Fab Academy Topical Talk
Tuesday 17th of March 2015. 3:00PM CET
How technology can help meeting everyone’s expectations around education
by: David Cuartielles, Assistant Professor in Interaction Design, Malmo University, Sweden. Co-Founder of Arduino, head researcher EU projects.
Now available online at: https://vimeo.com/122438754.
Topical and complementary lectures from world experts on digital fabrication, its implications and applications. Topical Talks are part of the Fab Academy program and available to the general public on Vimeo at http://www.vimeo.com/fabacademy.
Formal (public) secondary education is a complex system where many layers of society meet: families, kids, teachers, schools and politicians have a say in how this machine should operate from different points of view, all of them valid, but somehow orthogonal to one another.

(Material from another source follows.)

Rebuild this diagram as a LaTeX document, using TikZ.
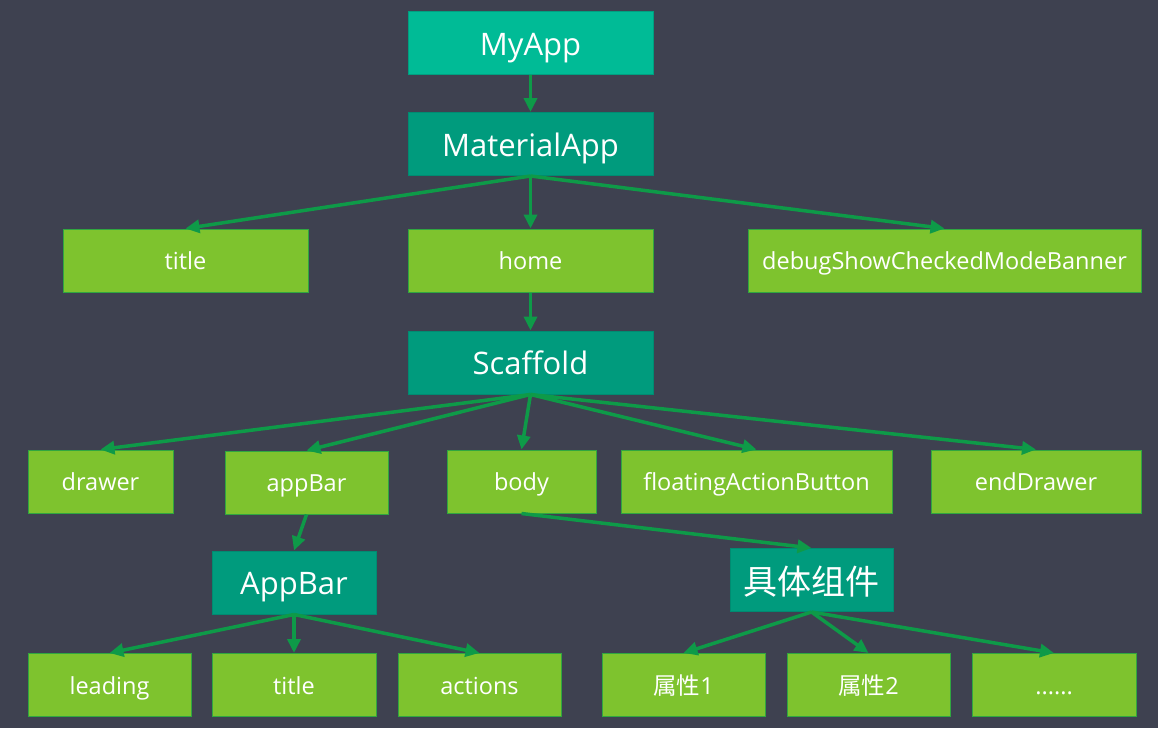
\documentclass[tikz,border=0pt]{standalone}
\usepackage{fontspec}
\setmainfont{Open Sans}
\newfontfamily\cjk{Noto Sans CJK SC}
\usepackage{tikz}
\usepackage{xcolor}
\usetikzlibrary{positioning, arrows.meta}
\definecolor{bgslate}{RGB}{62, 65, 80}
\definecolor{appteal}{RGB}{0, 187, 150}
\definecolor{widgetteal}{RGB}{0, 155, 125}
\definecolor{propgreen}{RGB}{126, 195, 46}
\definecolor{linkgreen}{RGB}{14, 154, 72}
\tikzset{
    box/.style={rectangle, draw, line width=1pt, text=white, inner sep=0pt, minimum height=63pt, text depth=4pt},
    appnode/.style={box, fill=appteal, draw=appteal!85!black, font=\fontsize{31}{36}\selectfont, text height=28pt},
    widgetnode/.style={box, fill=widgetteal, draw=widgetteal!90!black, font=\fontsize{31}{36}\selectfont, text height=28pt},
    propnode/.style={box, fill=propgreen, draw=linkgreen!70!propgreen, font=\fontsize{23.5}{28}\selectfont, text height=22pt},
    link/.style={draw=linkgreen, line width=3.5pt, -{Triangle[length=14pt, width=13pt]}}
}

\begin{document}
\begin{tikzpicture}[x=1pt, y=-1pt]
    \fill[bgslate] (0,0) rectangle (1158,728);
    \useasboundingbox (0,0) rectangle (1158,728);
    % top of the tree
    \node[appnode, minimum width=245pt] (myapp) at (530.5,43) {MyApp};
    \node[widgetnode, minimum width=245pt] (material) at (530.5,144) {MaterialApp};
    \node[propnode, minimum width=245pt] (title) at (185.5,260.5) {title};
    \node[propnode, minimum width=245pt] (home) at (530.5,260.5) {home};
    \node[propnode, minimum width=393pt] (debug) at (944.5,260.5) {debugShowCheckedModeBanner};
    \node[widgetnode, minimum width=245pt] (scaffold) at (530.5,362.5) {Scaffold};
    % scaffold properties
    \node[propnode, minimum width=145pt] (drawer) at (100.5,481.5) {drawer};
    \node[propnode, minimum width=163pt] (appbar) at (306.5,482.5) {appBar};
    \node[propnode, minimum width=149pt] (body) at (521.5,481.5) {body};
    \node[propnode, minimum width=271pt] (fab) at (756.5,481.5) {floatingActionButton};
    \node[propnode, minimum width=210pt] (enddrawer) at (1036,481.5) {endDrawer};
    % second level
    \node[widgetnode, minimum width=164pt] (appbarw) at (294,582.5) {AppBar};
    \node[widgetnode, minimum width=163pt, font=\fontsize{34}{40}\selectfont, text height=32pt] (widget) at (811.5,580) {\cjk 具体组件};
    \node[propnode, minimum width=163pt] (leading) at (109.5,685) {leading};
    \node[propnode, minimum width=164pt] (bartitle) at (294,685) {title};
    \node[propnode, minimum width=163pt] (actions) at (479.5,685) {actions};
    \node[propnode, minimum width=163pt] (prop1) at (683.5,685) {{\cjk 属性}1};
    \node[propnode, minimum width=163pt] (prop2) at (868.5,685) {{\cjk 属性}2};
    \node[propnode, minimum width=164pt] (more) at (1054,685) {......};

    \draw[link] (myapp) -- (material);
    \foreach \k in {title, home, debug} \draw[link] (material.south) -- (\k.north);
    \draw[link] (home) -- (scaffold);
    \foreach \k in {drawer, appbar, body, fab, enddrawer} \draw[link] (scaffold.south) -- (\k.north);
    \draw[link] (appbar.south) -- (appbarw.north);
    \draw[link] (body.south) -- (widget.north);
    \foreach \k in {leading, bartitle, actions} \draw[link] (appbarw.south) -- (\k.north);
    \foreach \k in {prop1, prop2, more} \draw[link] (widget.south) -- (\k.north);
\end{tikzpicture}
\end{document}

Common denominator (CD) is what has traditionally ruled such a system. The system is commanded by concepts like equality of opportunities, fairness in grading, and same access to tools (note that tools for me range from screwdrivers to books).

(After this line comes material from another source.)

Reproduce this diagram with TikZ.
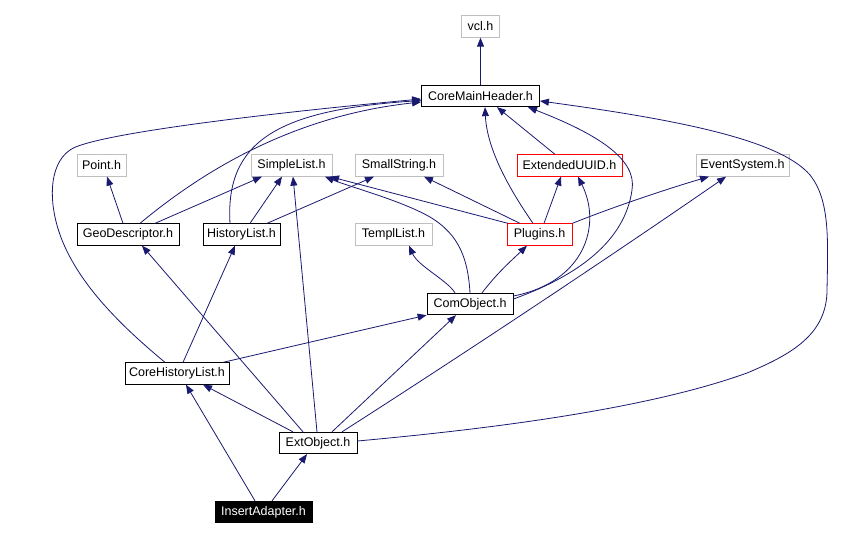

At the macro level, which in this system means the political way to solve the equation, CD has been translated in shared curriculum among schools. This feeds a whole branch of the system dedicated to create, service, and sell tools to schools and students.
At the micro level, or the day to day interactions in a classroom, CD consists in the application of the curriculum, as a way to prepare the students for exams that will allow them to be classified according to regional, national and international standards.
CD makes learning and teaching into a quantifiable activity. But how does this reflect in the capability of students to excel in a field, when “just enough” is good enough? How does this reflect in the teachers’ capability to transgress the establishment and to adjust to their environment?
In this talk I will focus in presenting my empirical research, as part of Arduino and Malmo University, where I try to challenge the concept of CD in formal education systems by giving teachers a new process to be used in class, students a great educational experience, and politicians a fantastic story to tell.
CD should stick to give people equal opportunities for people to make the best out them by themselves, but it should not hinder innovation in any of the educational fields of our formal education systems. I believe we all want a global society of thinkers, inventors and artists. If that is the case we need to leave room in our educational systems to make unexpected moves.